Viele Entwickler halten das für einen sehr fairen Ausgleich zwischen den Interessen der ursprünglichen Programmierer und den Anwendern auf der einen Seite, aber auch den betreffenden Firmen. Letzlich sparen die ja ganz erhebliche Entwicklungs- bzw. Lizenzierungskosten im Vergleich zu proprietärer Software. Für diesen Vorteil "bezahlen" die Firmen dadurch, dass sie die Freiheiten der Software nicht wegnehmen, also ihren Kunden vorenthalten dürfen.

HARALD WELTE ist Programmierer und bekannter Open-Source-Aktivist. Er betreibt das Projekt gpl-violations.org, das Verstöße gegen die GNU General Public License, die wichtigste Free-Software-Lizenz, aufzeigen will. Darüber hinaus hat er bereits mehrere juristische Verfahren gegen GPL-Verletzer geführt - und auch gewonnen.

Manch einer aus der Wirtschaft findet, dass die GPL zu restriktiv ist. Deshalb wird zu weniger harten Lizenzen wie etwa der BSD-Lizenz gegriffen. Welche Vor- oder Nachteile hat das für die Freie-Software-Szene?

Ich denke es ist im wesentlichen eine Geschmacksfrage - und es wird weithin respektiert, dass der Autor einer Software über die Art und Weise der Verbreitung seines Werkes entscheidet.
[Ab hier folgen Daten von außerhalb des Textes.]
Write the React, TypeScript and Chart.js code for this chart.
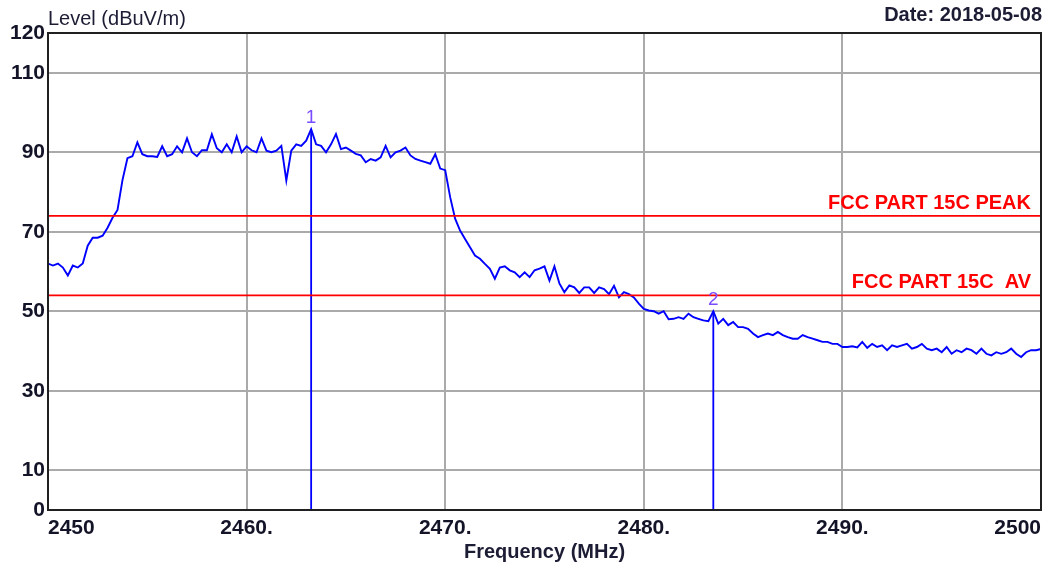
import React, { useEffect, useRef } from "react";
import { Chart, registerables } from "chart.js";

Chart.register(...registerables);

// ---- data ----
const FREQ_START = 2450;
const FREQ_STEP = 0.25;
const LEVELS = [
  62, 61.5, 62, 61, 59, 61.5, 61, 62, 66.5, 68.5, 68.5, 69, 71, 73.5, 75.5, 83,
  88.5, 89, 92.5, 89.5, 89, 89, 88.8, 91.5, 89, 89.5, 91.5, 90, 93.5, 90, 89, 90.5,
  90.5, 94.5, 91, 90, 92, 90, 94, 90, 91.5, 90.5, 90, 93.5, 90.4, 90, 90.4, 91.6,
  82.9, 90.4, 92, 91.6, 92.9, 95.8, 92, 91.6, 90, 92, 94.6, 90.8, 91.2, 90.4, 89.6, 89.2,
  87.5, 88.3, 87.9, 88.7, 91.6, 88.7, 90, 90.4, 91.2, 89.2, 88.3, 87.9, 87.5, 87.1, 89.5, 85.9,
  85.5, 78.7, 73.3, 70.3, 68.2, 66.1, 64, 63.2, 61.9, 60.7, 58.2, 61, 61.3, 60.3, 59.8, 58.6,
  59.8, 58.6, 60.3, 60.7, 61.3, 57.7, 61.3, 57, 54.8, 56.5, 56, 54.6, 56, 56, 54.6, 56,
  55.6, 54.3, 56.4, 53.5, 54.8, 54.3, 53.5, 51.9, 50.6, 50.2, 50, 49.4, 50, 48, 48.1, 48.5,
  48.1, 49.4, 48.5, 48.1, 47.7, 47.5, 50, 46.9, 48.1, 46.5, 47.3, 46, 46, 45.6, 44.4, 43.5,
  44, 44.4, 44, 44.8, 44, 43.5, 43.1, 43.1, 44, 43.5, 43.1, 42.7, 42.3, 42.3, 41.8, 41.8,
  41, 41, 41.2, 40.9, 42.3, 40.8, 41.8, 41, 41.4, 40.2, 41.4, 41, 41.4, 41.8, 40.6, 41,
  41.8, 40.6, 40.2, 40.6, 39.7, 41, 39.3, 40.2, 39.7, 40.6, 40.2, 39.3, 40.6, 39.3, 38.9, 39.7,
  39.3, 39.7, 40.6, 39.3, 38.5, 39.7, 40.2, 40.2, 40.5,
];

const MARKER_FREQS = [2463.25, 2483.5];
const MARKER_LEVELS = [95.8, 50];
const MARKER_NAMES = ["1", "2"];

const LIMIT_NAMES = ["FCC PART 15C PEAK", "FCC PART 15C  AV"];
const LIMIT_LEVELS = [74, 54];

const X_TICKS = [2450, 2460, 2470, 2480, 2490, 2500];
const Y_TICKS = [0, 10, 30, 50, 70, 90, 110, 120];
const X_MIN = 2450;
const X_MAX = 2500;
const Y_MIN = 0;
const Y_MAX = 120;

const Y_TITLE = "Level (dBuV/m)";
const X_TITLE = "Frequency (MHz)";
const DATE_TEXT = "Date: 2018-05-08";

const FONT = "'Liberation Sans', Arial, Helvetica, sans-serif";

export default function App() {
  const ref = useRef<HTMLCanvasElement | null>(null);

  useEffect(() => {
    const canvas = ref.current;
    if (!canvas) return;

    const trace = LEVELS.map((v, i) => ({ x: FREQ_START + i * FREQ_STEP, y: v }));

    const datasets: any[] = [
      {
        label: "trace",
        data: trace,
        borderColor: "#0000ff",
        borderWidth: 1.9,
        pointRadius: 0,
        tension: 0,
        order: 2,
      },
    ];
    LIMIT_LEVELS.forEach((lv, i) => {
      datasets.push({
        label: LIMIT_NAMES[i],
        data: [
          { x: X_MIN, y: lv },
          { x: X_MAX, y: lv },
        ],
        borderColor: "#ff0000",
        borderWidth: 1.6,
        pointRadius: 0,
        order: 1,
      });
    });
    MARKER_FREQS.forEach((f, i) => {
      datasets.push({
        label: "M" + MARKER_NAMES[i],
        data: [
          { x: f, y: MARKER_LEVELS[i] },
          { x: f, y: Y_MIN },
        ],
        borderColor: "#0000ff",
        borderWidth: 1.8,
        pointRadius: 0,
        order: 3,
      });
    });

    const overlay = {
      id: "overlay",
      afterDraw(chart: any) {
        const { ctx, chartArea: a, scales } = chart;
        const xs = scales.x;
        const ys = scales.y;
        ctx.save();
        // frame
        ctx.strokeStyle = "#202020";
        ctx.lineWidth = 2;
        ctx.strokeRect(a.left, a.top, a.right - a.left, a.bottom - a.top);

        // titles
        ctx.fillStyle = "#1c1c34";
        ctx.textBaseline = "alphabetic";
        ctx.font = `20px ${FONT}`;
        ctx.textAlign = "left";
        ctx.fillText(Y_TITLE, a.left, 25);

        ctx.font = `bold 20px ${FONT}`;
        ctx.textAlign = "right";
        ctx.fillText(DATE_TEXT, a.right + 1, 21);

        ctx.textAlign = "center";
        ctx.fillText(X_TITLE, (a.left + a.right) / 2, 558);

        // limit labels
        ctx.fillStyle = "#ff0000";
        ctx.textAlign = "right";
        LIMIT_LEVELS.forEach((lv, i) => {
          ctx.fillText(LIMIT_NAMES[i], a.right - 10, ys.getPixelForValue(lv) - 7);
        });

        // marker labels
        ctx.fillStyle = "#7a4cff";
        ctx.font = `19px ${FONT}`;
        ctx.textAlign = "center";
        MARKER_FREQS.forEach((f, i) => {
          ctx.fillText(
            MARKER_NAMES[i],
            xs.getPixelForValue(f),
            ys.getPixelForValue(MARKER_LEVELS[i]) - 6
          );
        });
        ctx.restore();
      },
    };

    const chart = new Chart(canvas, {
      type: "line",
      data: { datasets },
      options: {
        animation: false,
        responsive: false,
        devicePixelRatio: 1,
        layout: { padding: { top: 33, right: 20, left: 0, bottom: 0 } },
        plugins: {
          legend: { display: false },
          tooltip: { enabled: false },
          title: { display: false },
        },
        scales: {
          x: {
            type: "linear",
            min: X_MIN,
            max: X_MAX,
            afterBuildTicks: (s: any) => {
              s.ticks = X_TICKS.map((v) => ({ value: v }));
            },
            afterFit: (s: any) => {
              s.height = 59;
            },
            border: { display: false },
            grid: {
              color: "#aaaaaa",
              lineWidth: 2,
              drawTicks: false,
            },
            ticks: {
              align: "inner",
              padding: 6,
              maxRotation: 0,
              autoSkip: false,
              color: "#141428",
              font: { family: FONT, size: 21, weight: "bold" },
              callback: (v: any) =>
                v === X_MIN || v === X_MAX ? String(v) : `${v}.`,
            },
          },
          y: {
            type: "linear",
            min: Y_MIN,
            max: Y_MAX,
            afterBuildTicks: (s: any) => {
              s.ticks = Y_TICKS.map((v) => ({ value: v }));
            },
            afterFit: (s: any) => {
              s.width = 48;
            },
            border: { display: false },
            grid: {
              color: "#aaaaaa",
              lineWidth: 2,
              drawTicks: false,
            },
            ticks: {
              padding: 3,
              autoSkip: false,
              color: "#141428",
              font: { family: FONT, size: 21, weight: "bold" },
              callback: (v: any) => String(v),
            },
          },
        },
      } as any,
      plugins: [overlay],
    });

    return () => chart.destroy();
  }, []);

  return (
    <div
      style={{
        position: "absolute",
        left: 0,
        top: 0,
        width: 1061,
        height: 569,
        background: "#ffffff",
      }}
    >
      <canvas ref={ref} width={1061} height={569} />
    </div>
  );
}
Wenn die GPL nun von einer Firma als zu restriktiv angesehen wird, kann sie ja jederzeit eine vergleichbare Software selbst entwickeln oder eine vergleichbare proprietäre Software für branchenübliche Lizenzkosten lizenzieren.

Google und Apple kamen zuletzt mit der eigentlich verpflichtenden Code-Veröffentlichung nicht mehr hinterher. Was kann die Open-Source-Szene dagegen tun?

Für Google ist mir kein Fall bekannt, allenfalls ein paar Gerüchte oder falsche Anschuldigungen, die auch nicht aus der Entwicklergemeinde selbst kamen. Auch im Fall von Apple war da zwar ein Problem, aber bei weitem kein so umfangreiches wie wir es bei zahlreichen anderen Firmen immer wieder erleben.

Bei ernsthaften Verstöße gegen die GPL können vor allem die Urheber der Software rechtlich Abhilfe verlangen. Die Verletzung der Lizenzbedingungen von freier Software ist eine Urheberrechtsverletzung - genau wie bei proprietärer Software auch.

Sie haben selbst schon rechtliche Maßnahmen gegen Lizenzbrecher eingeleitet. Passen freie Software und Juristerei zusammen?

Ich denke das ist kein Widerspruch. Es handelt sich in beiden Fällen um Systeme. Und es gibt Regeln, nach denen die Systeme handeln. Ich würde sogar sagen, es gibt juristische "Hacker", die Schlupflöcher in Gesetzen finden. Das ist nicht viel anders als in der Computerszene. Nur werden hier Sicherheitslöcher gesucht.

Letztlich ist die GPL aber auch ein juristischer "Hack". Das Rahmenwerk des Urheberrechts ist ja eigentlich darauf ausgerichtet, dem Urheber alle Rechte zu geben. Bei der GPL wird das aber nun dazu benutzt, den Anwendern und praktisch jedermann Rechte einzuräumen und diese auch so abzusichern, dass sie niemand mehr wegnehmen kann.

Warum ist es wichtig, die Lizenzbedingungen durchzufechten?

Es liegt in der menschlichen Natur, Regeln zu ignorieren, wenn diese nie kontrolliert und durchgesetzt werden. Deswegen haben wir Geschwindigkeitskontrollen auf den Straßen. Würde man nie kontrollieren, würde sich so gut wie niemand daran halten. Mit der gerichtlichen Durchsetzung der GPL ist das nichts anderes. Viele Firmen würden das als Selbstbedienungsladen ansehen und sich die Rechte von freier Software zu nutzen machen, ohne dass sie sich darum kümmern, den Pflichten nachzukommen. Damit wäre die Idee gescheitert, die Trennung zwischen Entwickler und Anwender aufzuheben und den Anwendern die gleichen Freiheiten einzuräumen. Der Anwender wäre wieder auf einen puren Konsumenten reduziert, ohne eigene Gestaltungsmoeglichkeiten zu haben.